From Farm to Fork: Our Food Supply Chain

"The United States needs resilient, diverse, and secure supply chains to ensure our economic prosperity and national security.” – Executive Order #14017

“The pandemic and recent supply chain disruptions have revealed the perils of a national food system that depends on capacity concentrated in a few geographic areas and requires many steps to get from farm to fork. In order to be more resilient, the food system of the future needs to be more distributed and local.” – the USDA response.

Agricultural and food (agri-food) supply chains are critical infrastructure and “underpin political and economic stability,” – a “key part of national security.” A new study of those food chains in Nature Food looks at our national agri-food supply chains. More specifically, it considers choke points – single points of failure that jeopardize food on the shelves.

While some have focused on food production, growing crops, or raising cattle, are not easily moved from where they are already located. The researchers instead considered the chokepoints reflecting food processing, distribution, and transportation – facilities, and networks that might more easily be shifted or reproduced to enhance resilience.   

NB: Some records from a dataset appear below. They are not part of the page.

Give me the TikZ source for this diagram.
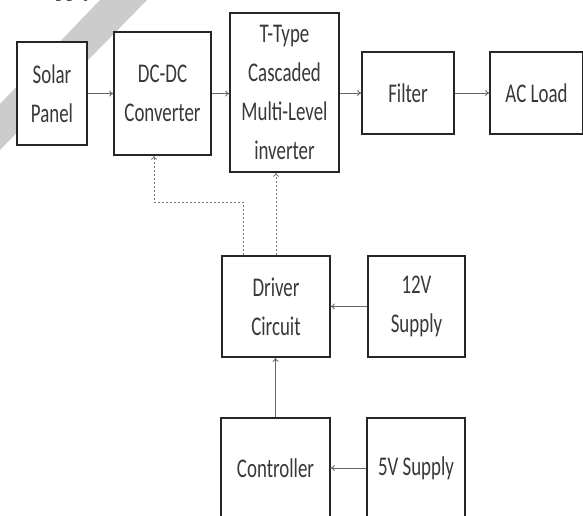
\documentclass[tikz,border=0pt]{standalone}
\usepackage{fontspec}
\setmainfont{Carlito}[FakeStretch=0.70]
\newfontfamily\hdrfont{Liberation Serif}
\usetikzlibrary{arrows.meta,calc}
\begin{document}
\begin{tikzpicture}[x=1pt,y=-1pt,
  blk/.style={draw=black!85,line width=1.5pt,fill=white,rectangle,inner sep=0pt,
    align=center,text=black!78,font=\fontsize{27}{39}\selectfont},
  arr/.style={draw=black!60,line width=0.9pt,-{To[length=4pt,width=6pt]}},
  dsh/.style={draw=black!55,line width=0.8pt,dash pattern=on 2pt off 2pt,-{To[length=4pt,width=6pt]}}]
\useasboundingbox (0,0) rectangle (583,516);
\begin{scope}
\clip (0,0) rectangle (583,516);
% watermark band
\fill[black!20] (100,0) -- (147,0) -- (0,150) -- (0,104) -- cycle;
% header text (cut)
\node[anchor=base west,inner sep=0pt,font=\hdrfont\fontsize{22}{22}\selectfont] (hdr) at (23,-3) {r supply as follow};
% blocks
\node[blk,minimum width=70pt,minimum height=103pt] (sp) at (52,93.5) {Solar\\Panel};
\node[blk,minimum width=97pt,minimum height=123pt] (dc) at (162.5,93.5) {DC-DC\\Converter};
\node[blk,minimum width=109pt,minimum height=159pt] (tt) at (284.5,92.5) {T-Type\\Cascaded\\Multi-Level\\inverter};
\node[blk,minimum width=92pt,minimum height=82pt] (fl) at (408,93) {Filter};
\node[blk,minimum width=93pt,minimum height=82pt] (ac) at (536.5,93) {AC Load};
\node[blk,minimum width=108pt,minimum height=101pt] (drv) at (276,306.5) {Driver\\Circuit};
\node[blk,minimum width=97pt,minimum height=101pt] (v12) at (416.5,306.5) {12V\\Supply};
\node[blk,minimum width=109pt,minimum height=100pt] (ctl) at (275.5,468) {Controller};
\node[blk,minimum width=98pt,minimum height=100pt] (v5) at (416,468) {5V Supply};
% connectors
\draw[arr] (sp.east) -- (sp.east -| dc.west);
\draw[arr] (dc.east) -- (dc.east -| tt.west);
\draw[arr] (tt.east |- fl.west) -- (fl.west);
\draw[arr] (fl.east) -- (ac.west);
\draw[arr] (v12.west) -- (drv.east);
\draw[arr] (v5.west) -- (ctl.east);
\draw[arr] (ctl.north) -- (drv.south -| ctl.north);
\draw[dsh] (drv.north) -- (drv.north |- tt.south);
\draw[dsh] ([xshift=-33pt]drv.north) -- ++(0,-53) -| ([xshift=-8.5pt]dc.south);
\end{scope}
\end{tikzpicture}
\end{document}
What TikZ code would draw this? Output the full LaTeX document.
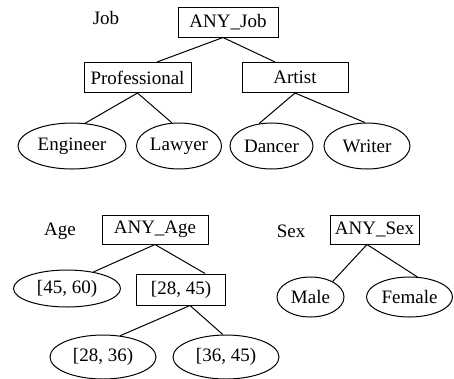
\documentclass[tikz,border=0pt]{standalone}
\usepackage{fontspec}
\setmainfont{Liberation Serif}
\usetikzlibrary{shapes.geometric}

\begin{document}
\begin{tikzpicture}[x=1pt,y=1pt,line width=1pt,
    font=\fontsize{19}{22}\selectfont,
    box/.style={draw,rectangle,inner sep=0pt,minimum width=#1,minimum height=30pt},
    leaf/.style={draw,ellipse,inner sep=0pt,minimum width=#1}]
                \useasboundingbox (0,0) rectangle (454,-378);
                % Job
                \node (joblabel) at (106,-18) {Job};
                \node[box=100pt] (anyjob) at (228,-22) {ANY\_Job};
                \node[box=107pt] (prof) at (137.5,-77.5) {Professional};
                \node[box=106pt] (artist) at (295,-77.5) {Artist};
                \node[leaf=108pt,minimum height=46pt] (eng) at (72,-146) {Engineer};
                \node[leaf=85pt,minimum height=46pt] (lawyer) at (179,-146) {Lawyer};
                \node[leaf=83pt,minimum height=46pt] (dancer) at (271.5,-146) {Dancer};
                \node[leaf=86pt,minimum height=46pt] (writer) at (367,-146) {Writer};
                \draw ([xshift=-5pt]anyjob.south) -- ([xshift=19.5pt]prof.north);
                \draw ([xshift=-5pt]anyjob.south) -- ([xshift=-20pt]artist.north);
                \draw (prof.south) -- (eng.60);
                \draw (prof.south) -- (lawyer.107);
                \draw (artist.south) -- (dancer.119);
                \draw (artist.south) -- (writer.95);
                
                % Age
                \node (agelabel) at (60,-231) {Age};
                \node[box=106pt,minimum height=29pt] (anyage) at (155,-229.5) {ANY\_Age};
                \node[leaf=107pt,minimum height=37pt] (a4560) at (67,-288.5) {[45, 60)};
                \node[box=89pt,minimum height=31pt] (a2845) at (181,-289.5) {[28, 45)};
                \node[leaf=106pt,minimum height=44pt] (a2836) at (103,-357) {[28, 36)};
                \node[leaf=106pt,minimum height=44pt] (a3645) at (226,-357) {[36, 45)};
                \draw (anyage.south) -- (a4560.32);
                \draw (anyage.south) -- ([xshift=24pt]a2845.north);
                \draw ([xshift=9pt]a2845.south) -- (a2836.51);
                \draw ([xshift=9pt]a2845.south) -- (a3645.98);
                
                % Sex
                \node (sexlabel) at (291,-231) {Sex};
                \node[box=89pt,minimum height=29pt] (anysex) at (374.5,-229.5) {ANY\_Sex};
                \node[leaf=67pt,minimum height=40pt] (male) at (310.5,-297) {Male};
                \node[leaf=86pt,minimum height=40pt] (female) at (409.5,-297) {Female};
                \draw ([xshift=-7.5pt]anysex.south) -- (male.35);
                \draw ([xshift=-7.5pt]anysex.south) -- (female.69);
                
            \end{tikzpicture}
\end{document}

The image depicts our agri-food supply chain networks. The map to the left describes the network based on our transportation hubs; the map to the right illustrates the network based on the communities they reside within. While the two views do not exactly map upon one another, it is apparent that the distribution chokepoints in our agri-food supply chain reside in Southern California, an area in Texas, Pennsylvania, Chicago, and the greater New York City area. Some of California’s and New York’s predominance is as “ports of entry” for imported foodstuffs. Much of COVID-induced scarcity came from disrupting Los Angeles – Long Beach harbor activities.

“Each agri-food commodity group has unique production, processing, and distribution requirements leading to differences in chokepoint location.”

Choke points can also be viewed traditionally based on the specific commodity. While cereals have usually come from our “breadbasket,” the Midwest, when accounting for distribution, our contemporary sources now include Texas and Idaho. And who among consumers would have anticipated that so much animal feed comes from Pennsylvania?


The bottom map is the aggregate processing and distribution of our food. Once again, it is centered in Southern California, Chicago, the greater New York area, along with Texas and Pennsylvania.


In many ways, our eggs are literally in, if not one, only a few baskets.


Fun fact – processed foods, our most stable food commodities, come from 3 distribution areas, Chicago, LA, and New York allowing them to be both nationally and globally distributed. In preparing for food disruptions, stockpiling processed foods is the easiest option – but with only three distribution hubs, those foodstuffs are not necessarily secured.


The researchers acknowledge that analyzing the agri-food supply chain solely based on distribution is insufficient. Other considerations might include analysis be mass, which impacts the mode of transportation, or calories and nutrients that would help prioritize how we might build more resilience into these networks.

USDA plans to improve agri-food supply chain resilience, include

  • Loan programs to facilitate small production facilities improving geographic distribution.
  • Enhancements of food-specific infrastructure, e.g., cold storage facilities and trucks.
  • Development of more small to mid-size regional distribution.

While some might consider the USDA plans to increase the supply of food, including an “organic transition” program and urban farming commendable, and applaud infusions of money to reduce food “deserts” and subsidize the purchase of foods by seniors, and those with nutritional deficiencies only urban farming and reduction of food deserts address issues in the supply chain. Could some of those other funds, significantly the $300 million earmarked for “organic transitioning” (where the food is more costly but not necessarily more nutritious), go to “harden” the roads, rails, and bridges leading from our few transportation hubs to the rest of the country?